Apr |
Daisy is featured on Interview Magazine’s online website today, with a brand new photoshoot and an interview! She and her friend Phoebe Bridgers interviewed each other about impostor syndrome, eating on-screen, and creative turnoffs. You can find the 4 photoshoot photos in our gallery, and read the full interview below!




Interview | It’s been two years since Normal People made Daisy Edgar-Jones a star. Her achingly naturalistic performance as Marianne Sheridan in the television version of Sally Rooney’s best seller captivated audiences, and launched a career that is now coming into view. This year, the 23-year-old Brit puts her talent on full display with starring roles in a cannibalistic rom-com (Fresh), a Mormon murder mystery (Under the Banner of Heaven), and the latest product of Reese Witherspoon’s adaptation factory (Where the Crawdads Sing). As busy as she is, Edgar-Jones still had time to chat with her friend, musician Phoebe Bridgers, about impostor syndrome, eating on-screen, and creative turnoffs.
DAISY EDGAR-JONES: Phoebe!
PHOEBE BRIDGERS: How’s it going, dude? Where are you in the world?
EDGAR-JONES: I’m in New York, but I’m leaving for L.A. tomorrow.
BRIDGERS: I just watched Fresh. I knew what it was about and it still scared the shit out of me (1).
EDGAR-JONES: I love that you were scared. Well, I don’t love that you were scared, but it’s a bit mad.
BRIDGERS: It’s so, so good. I love when there’s acting in a movie that has to fool both the audience and another character, like in Mulholland Drive, but I don’t want to give too much away. When you read a script, is there usually a scene that makes you super nervous?

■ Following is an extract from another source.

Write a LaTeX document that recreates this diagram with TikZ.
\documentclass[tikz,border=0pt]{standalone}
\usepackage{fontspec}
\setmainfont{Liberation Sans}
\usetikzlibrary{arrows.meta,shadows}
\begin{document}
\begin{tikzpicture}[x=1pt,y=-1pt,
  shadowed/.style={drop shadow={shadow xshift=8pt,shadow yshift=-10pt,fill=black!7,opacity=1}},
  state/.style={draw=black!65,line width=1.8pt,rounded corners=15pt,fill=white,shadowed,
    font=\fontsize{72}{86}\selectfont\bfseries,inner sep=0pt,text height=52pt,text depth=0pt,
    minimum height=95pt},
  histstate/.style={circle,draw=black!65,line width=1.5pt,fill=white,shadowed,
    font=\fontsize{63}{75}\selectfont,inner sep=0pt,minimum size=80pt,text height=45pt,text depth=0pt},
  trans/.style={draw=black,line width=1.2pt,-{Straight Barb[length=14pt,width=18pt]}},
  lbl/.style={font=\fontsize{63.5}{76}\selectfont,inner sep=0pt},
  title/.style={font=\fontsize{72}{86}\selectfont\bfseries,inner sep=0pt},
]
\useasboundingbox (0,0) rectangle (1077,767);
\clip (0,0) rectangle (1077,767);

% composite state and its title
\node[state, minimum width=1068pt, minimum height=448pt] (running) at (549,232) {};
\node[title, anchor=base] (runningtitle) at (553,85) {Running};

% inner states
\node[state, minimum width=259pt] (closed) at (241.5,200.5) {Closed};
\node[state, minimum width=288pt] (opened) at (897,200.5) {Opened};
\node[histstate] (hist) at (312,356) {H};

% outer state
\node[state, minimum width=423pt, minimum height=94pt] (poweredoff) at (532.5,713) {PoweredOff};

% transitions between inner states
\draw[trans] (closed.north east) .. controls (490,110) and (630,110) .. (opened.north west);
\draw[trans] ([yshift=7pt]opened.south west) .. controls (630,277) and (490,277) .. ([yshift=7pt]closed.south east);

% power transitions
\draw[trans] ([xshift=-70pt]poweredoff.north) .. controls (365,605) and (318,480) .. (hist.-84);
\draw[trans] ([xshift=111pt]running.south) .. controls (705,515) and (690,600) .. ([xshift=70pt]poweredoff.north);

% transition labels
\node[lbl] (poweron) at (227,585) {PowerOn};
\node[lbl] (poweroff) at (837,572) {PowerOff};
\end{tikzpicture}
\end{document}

EDGAR-JONES: A hundred percent. In every job, there’s that one scene you know is coming. Usually, they put it right at the end of the schedule, and at the end of the day. You know it’s coming, and you’re like, “I just want to get this scene over with.” I definitely had that with Fresh. I’ve had that with pretty much everything I’ve done. With Fresh, the scene post-credits, it goes to such a crazy place.
BRIDGERS: Do the scenes that make you nervous have a common theme? Or is it just a heavy, emotional scene every time?
EDGAR-JONES: It’s also when you really love a scene. In Normal People, there was a scene where I didn’t realize how much it meant to me until we started filming it. It’s the scene with Marianne and Connell, where he comes back and he’s got a bloodied nose, and she’s with Jamie at that point, and they have a conversation in the kitchen. I loved that scene so much in the book, so when it came to filming it, I was like, “Oh, my gosh, I’m really nervous.”
BRIDGERS: Sometimes the super emotional scenes aren’t the most challenging, it’s the subtleties. Especially with a character like Marianne. How can you get betrayal, keeping it cool, love, all that shit on your face at once without saying fucking anything ever? That character just won’t communicate.
EDGAR-JONES: We both just emote at each other the whole time, silently. It’s so crazy. [Laughs] It’s kind of how real life is. So much of Marianne in the latter part of that series is numb as well. Trying to play active numbness is quite hard.
BRIDGERS: Totally. Okay this is a fun question. What’s the weirdest thing you’ve ever eaten on set?
EDGAR-JONES: One of the worst things I’ve eaten was actually for Fresh, but it wasn’t the meal you’d think. There’s a scene where Jojo (Jonica T. Gibbs) and I are having a casual chat, eating a breakfast burrito, but the flippy egg—we had to eat that flippy moist egg so many times, even now it makes me feel sick.